Abbott, Shadow Treasurer Joe Hockey, or Deputy Opposition Leader Julie Bishop did not respond to Xinhua's repeated requests for an interview or response.
Harcourt, whose best-selling book The Airport Economist championed Australia's economic integration with Asia, believes Australia's leaders need to stave off a creeping economic nationalism undermining the foreign investment that has been the lifeblood of Australia's economy for more than a century.
One of the problems he identifies is a lack of public understanding.
Emerson says this is a case of 'perception not matching the reality'.
"China would not be one of Australia's largest sources of inbound direct investment if there were any bias against Chinese investment.
"The Gillard Government has made it clear that it welcomes foreign investment, including from China, and has a balanced and credible assessment of our national interest. This provides confidence for the investor that the Australian Government will stand behind approved proposals, and ensures a sound public understanding of the benefits."
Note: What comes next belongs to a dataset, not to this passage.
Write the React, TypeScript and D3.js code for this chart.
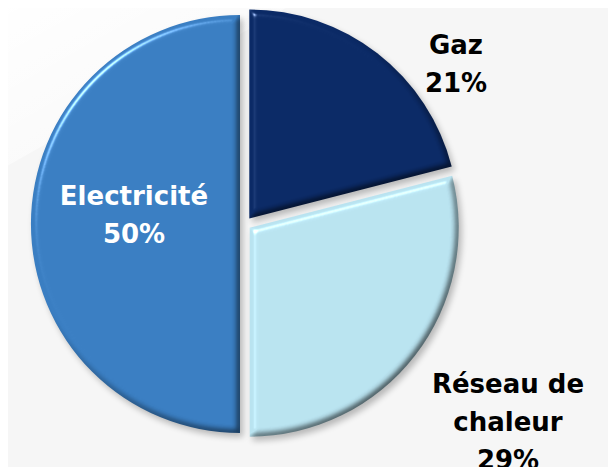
import React, { useEffect, useRef } from "react";
import * as d3 from "d3";

// Data
const categories = ["Electricité", "Gaz", "Réseau de chaleur"];
const shares = [50, 21, 29];
const labelLines = [["Electricité"], ["Gaz"], ["Réseau de", "chaleur"]];
const colors = ["#3a7ec2", "#0b2a66", "#b9e3f0"];
const textColors = ["#ffffff", "#000000", "#000000"];

const W = 616;
const H = 475;

const App = () => {
  const svgRef = useRef<SVGSVGElement>(null);

  useEffect(() => {
    const svg = d3.select(svgRef.current);
    svg.selectAll("*").remove();

    const cx = 245;
    const cy = 224;
    const radius = 209;

    const defs = svg.append("defs");

    // shadow blur
    const sh = defs.append("filter").attr("id", "shadow")
      .attr("x", "-20%").attr("y", "-20%").attr("width", "140%").attr("height", "140%");
    sh.append("feGaussianBlur").attr("stdDeviation", 3);

    // bevel: diffuse shading (multiply) + specular highlight, light from top-left
    const bv = defs.append("filter").attr("id", "bevel")
      .attr("color-interpolation-filters", "sRGB")
      .attr("x", "-5%").attr("y", "-5%").attr("width", "110%").attr("height", "110%");
    bv.append("feGaussianBlur").attr("in", "SourceAlpha").attr("stdDeviation", 3).attr("result", "blur");
    bv.append("feDiffuseLighting")
      .attr("in", "blur").attr("surfaceScale", 4).attr("diffuseConstant", 1.41)
      .attr("lighting-color", "#fff").attr("result", "diff")
      .append("feDistantLight").attr("azimuth", 225).attr("elevation", 45);
    bv.append("feComposite")
      .attr("in", "SourceGraphic").attr("in2", "diff")
      .attr("operator", "arithmetic").attr("k1", 0.55).attr("k2", 0.45).attr("k3", 0).attr("k4", 0)
      .attr("result", "shaded");
    bv.append("feSpecularLighting")
      .attr("in", "blur").attr("surfaceScale", 4).attr("specularConstant", 0.6)
      .attr("specularExponent", 60).attr("lighting-color", "#fff").attr("result", "spec")
      .append("feDistantLight").attr("azimuth", 225).attr("elevation", 45);
    bv.append("feComposite")
      .attr("in", "spec").attr("in2", "SourceAlpha").attr("operator", "in").attr("result", "specIn");
    bv.append("feComposite")
      .attr("in", "shaded").attr("in2", "specIn")
      .attr("operator", "arithmetic").attr("k1", 0).attr("k2", 1).attr("k3", 1).attr("k4", 0);

    // background
    svg.append("rect").attr("width", W).attr("height", H).attr("fill", "#f6f6f6");
    const bg = defs.append("linearGradient").attr("id", "bgsheen")
      .attr("x1", 0).attr("y1", 0).attr("x2", 1).attr("y2", 1);
    bg.append("stop").attr("offset", "0%").attr("stop-color", "#fff").attr("stop-opacity", 1);
    bg.append("stop").attr("offset", "100%").attr("stop-color", "#fff").attr("stop-opacity", 0);
    svg.append("path").attr("d", `M0,0 L300,0 L0,170 Z`).attr("fill", "url(#bgsheen)");

    const data = categories.map((c, i) => ({ name: c, value: shares[i], i }));
    const pie = d3.pie<any>().value(d => d.value).sort(null)
      .startAngle(0).endAngle(2 * Math.PI);
    // Gaz starts at 12 o'clock, Electricité fills the left half
    const arcs = pie([data[1], data[2], data[0]]);

    const arc = d3.arc<any>().innerRadius(0).outerRadius(radius);
    const explode = [5, 7, 6];

    const offsets = arcs.map(a => {
      const i = a.data.i;
      const mid = (a.startAngle + a.endAngle) / 2;
      return [cx + Math.sin(mid) * explode[i], cy - Math.cos(mid) * explode[i]];
    });

    // shadows first, under all slices
    arcs.forEach((a, k) => {
      const [x, y] = offsets[k];
      svg.append("path")
        .attr("transform", `translate(${x + 3},${y + 4})`)
        .attr("d", arc(a) as string)
        .attr("fill", "#000")
        .attr("opacity", 0.25)
        .attr("filter", "url(#shadow)");
    });

    arcs.forEach((a, k) => {
      const i = a.data.i;
      const [x, y] = offsets[k];
      svg.append("path")
        .attr("transform", `translate(${x},${y})`)
        .attr("d", arc(a) as string)
        .attr("fill", colors[i])
        .attr("filter", "url(#bevel)");
    });

    // labels
    const labelPos = [[134, 205], [456, 54], [508, 393]];
    const lh = 38;
    arcs.forEach(a => {
      const i = a.data.i;
      const [lx, ly] = labelPos[i];
      const lines = [...labelLines[i], `${a.data.value}%`];
      const t = svg.append("text")
        .attr("text-anchor", "middle")
        .attr("font-family", "'DejaVu Sans', sans-serif")
        .attr("font-weight", "bold")
        .attr("font-size", 26)
        .attr("fill", textColors[i]);
      lines.forEach((ln, k) => {
        t.append("tspan")
          .attr("x", lx)
          .attr("y", ly + k * lh)
          .text(ln);
      });
    });
  }, []);

  return (
    <div style={{ width: W, height: H, margin: -8 }}>
      <svg ref={svgRef} width={W} height={H} style={{ display: "block" }}></svg>
    </div>
  );
};

export default App;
"Some $A19 billion in Chinese investment in Australia last year alone suggests Chinese business community knows Australia is a stable and welcoming place to invest."
But the race to supply the Chinese economic juggernaut with the resources and partnerships it needs is far from a one-horse affair. Canada, Brazil, and many developing relationships across Africa and Asia are breathing down one another's necks.
With conservative economic policies causing a storm at home, the last thing Australia needs is to allow the race card to once again tarnish its regional reputation.
A Coalition-led Australia can ill-afford to gain power at the expense of its relationship as Tim Soutphommasane a political philosopher at Monash University says - with Asia.
"(Mr Abbott's) adversarial posturing may already have inflicted some damage on our relations with China."